The book's co-editor, Gill Valentine, argues that, "This sort of cultural geography looks at the way that different social groups handle the material of their everyday lives. It's not just drink and drugs and night-clubs. Young people are in the popular press a lot these days because they're being demonised. But on the other hand they've got more of a voice, they're staying in education, they're having a say in their rights."

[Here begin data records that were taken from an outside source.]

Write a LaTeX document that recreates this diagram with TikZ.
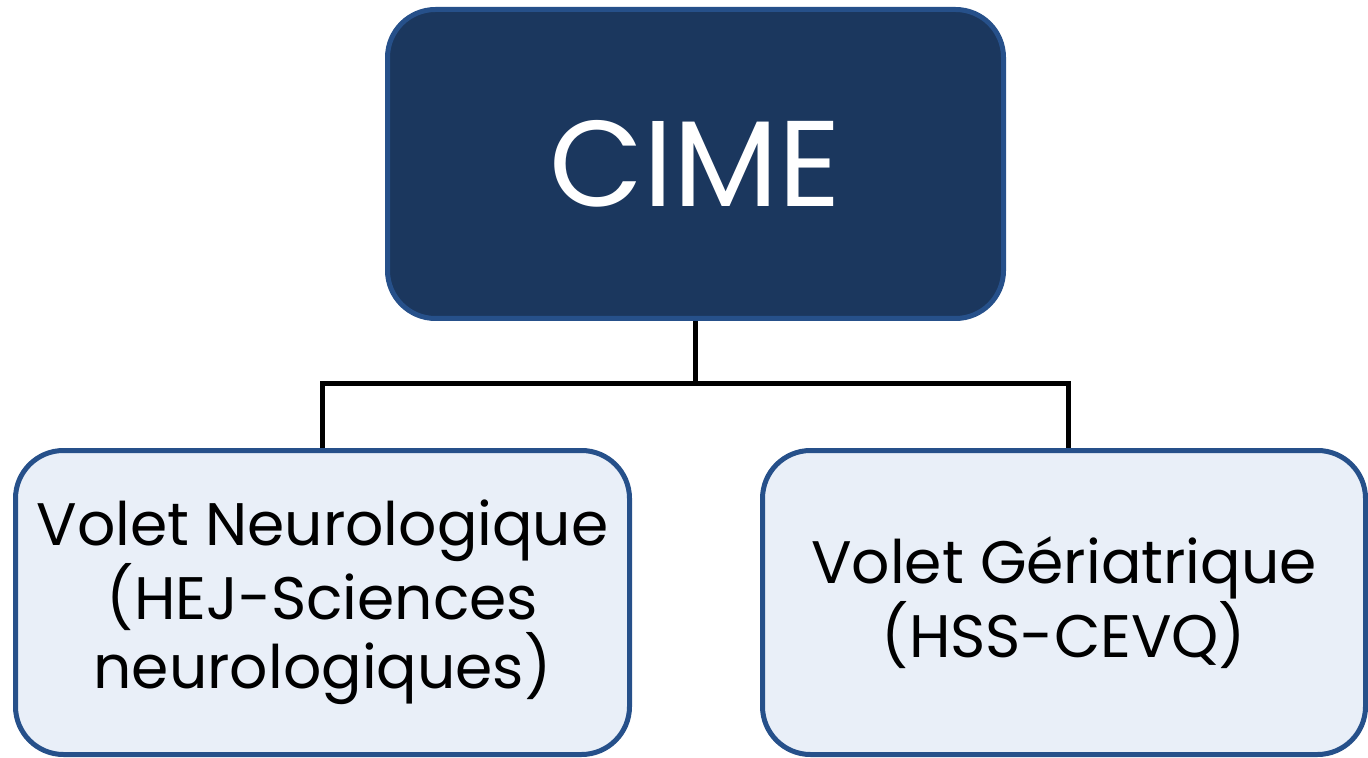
\documentclass[tikz,border=0pt]{standalone}
\usepackage{fontspec}
\setmainfont{Poppins}
\usetikzlibrary{positioning}

\definecolor{cimedark}{HTML}{1B375E}
\definecolor{cimeedge}{HTML}{26508A}
\definecolor{voletfill}{HTML}{E9EFF8}

\tikzset{
  topbox/.style={draw=cimeedge, fill=cimedark, line width=2.5pt, rounded corners=24pt,
    minimum width=308pt, minimum height=154.5pt, text=white, font=\fontsize{61}{63}\selectfont},
  voletbox/.style={draw=cimeedge, fill=voletfill, line width=2.5pt, rounded corners=24pt,
    minimum height=152pt, align=center, text=black, font=\fontsize{30}{33.5}\selectfont},
  link/.style={line width=2.5pt, black}
}

\begin{document}
\begin{tikzpicture}[x=0.5pt, y=-0.5pt]

  % Page frame
  \useasboundingbox (0,0) rectangle (1368,758);

  % Main box
  \node[topbox] (cime) at (695.5,164) {CIME};

  % Two branches
  \node[voletbox, minimum width=307pt] (neuro) at (322.5,602.5)
    {Volet Neurologique\\(HEJ-Sciences\\neurologiques)};
  \node[voletbox, minimum width=301.5pt] (geria) at (1064,602.5)
    {Volet Gériatrique\\(HSS-CEVQ)};

  % Connectors
  \coordinate (bus) at (696,384);
  \draw[link] (cime.south) -- (cime.south |- bus);
  \draw[link] (neuro.north) |- (cime.south |- bus) -| ([xshift=2pt]geria.north);

\end{tikzpicture}
\end{document}
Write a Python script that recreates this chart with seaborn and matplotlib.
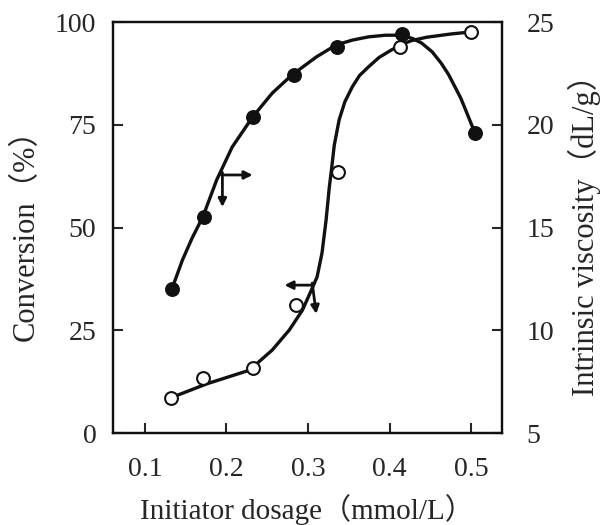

The history of Youth Studies is difficult to tease out: the University of Tasmania seems to have been the first institution to offer it as a degree course. In this country, the University of the West of England got in early on the act, as did University College, Scarborough. And thereby hangs one of its paradoxes: the establishments in which it was first formulated are singularly uncool places. West of England is an institution too terrified to admit to the indignity of being based in Bristol, and Scarborough's coolest geographical assets are the funicular lift, the boating lake at Peasholme Park and the inside of Gipsy Boswell's psychic tarot booth. Not exactly Goa, is it?

For students, such courses carry an obvious appeal: "If you're part of youth culture then you're the best person to study it," suggests Owen Gibbons, a second year geographer at University College, London. "Although, if you're studying clubbing and you're really into it, then you have to be careful it doesn't bias your data." A geography field trip to the Ministry of Sound seems a much more attractive prospect than a weekend in the Mendips measuring glacial moraines, or inspecting the composition of scree. And it offers whole new possibilities for tutorials (seminars outside the kebab van at 4am, for example). Research methodology has to be reassessed, too, if academics have to bring their notepads from their oak-panelled studies and pebble-dashed Sixties gulags, and take them down the arcade, or hang around at bus-stops swilling peach Concorde and earwigging on teenage gossip.

Valentine sees the focus on youth as a logical consequence of post-modern theory: "The academic tradition once looked at people as homogenous - irrespective of gender, sexuality, race, class and age - which meant that they were really just looking at men. Now the idea of difference is much more important." And the study of youth seems to on the brink of a boom: funding bodies like the Joseph Rowntree Trust and the Social and Economic Research Council are eagerly funding work on youth issues. On December 11, Hull University will open its Centre for the Social Studies of Childhood, which will co-ordinate investigations into young people's lives and cultures; one of its prime movers, Dr Sara McNamee, has just completed a study on the sociology of video gaming. "One of the things we do," she explains, "is to look at moral panics about young people in the media and deconstruct them."

But as youth culture carves along at such a breakneck speed, doesn't it make curricula rather difficult to construct? Don't academics who work in this area feel a step behind their teenage students? Aren't they teaching their grand-daughters to suck eggs? Marion Leonard, lecturer at the Institute of Popular Music, Liverpool University - and contributor to Cool Places of "Paper Planes: Travelling the New Grrrl Geographies" - sees this constant change as the source of its interest: "That's the beauty of it," she argues. "When I was researching Riot Grrls, I was looking at the way in which it was mutating and different people were being inspired by it. It doesn't stand still, and that's part of the reason why you might want to study it."

However, in an education system where you can trot through a course of Horse Science, or pursue as flaky a confection as Patisserie Studies, is a study area centred on clubs and skateboard parks not just another lightweight option for students who go to college mainly to exchange body fluids and spliff-rolling techniques? Not according to Leonard: "Student work is usually good, they can work on something that's never really been documented, and it gives them a freshness of approach."

So, when her charges are out larging it down the aural assault-courses of Mathew Street, how does she know they're not just partying? "You have to make sure that they set it in the right kind of theoretical framework," she explains. "I can see that it might seem very unusual from an outsider's point of view, but to dismiss such work would be very unjustified - that reaction usually comes from people who haven't read the material. It's within the realm of popular culture, but that's no reason for the quality of thinking not to be up to scratch. People shouldn't be afraid of it just because it's new."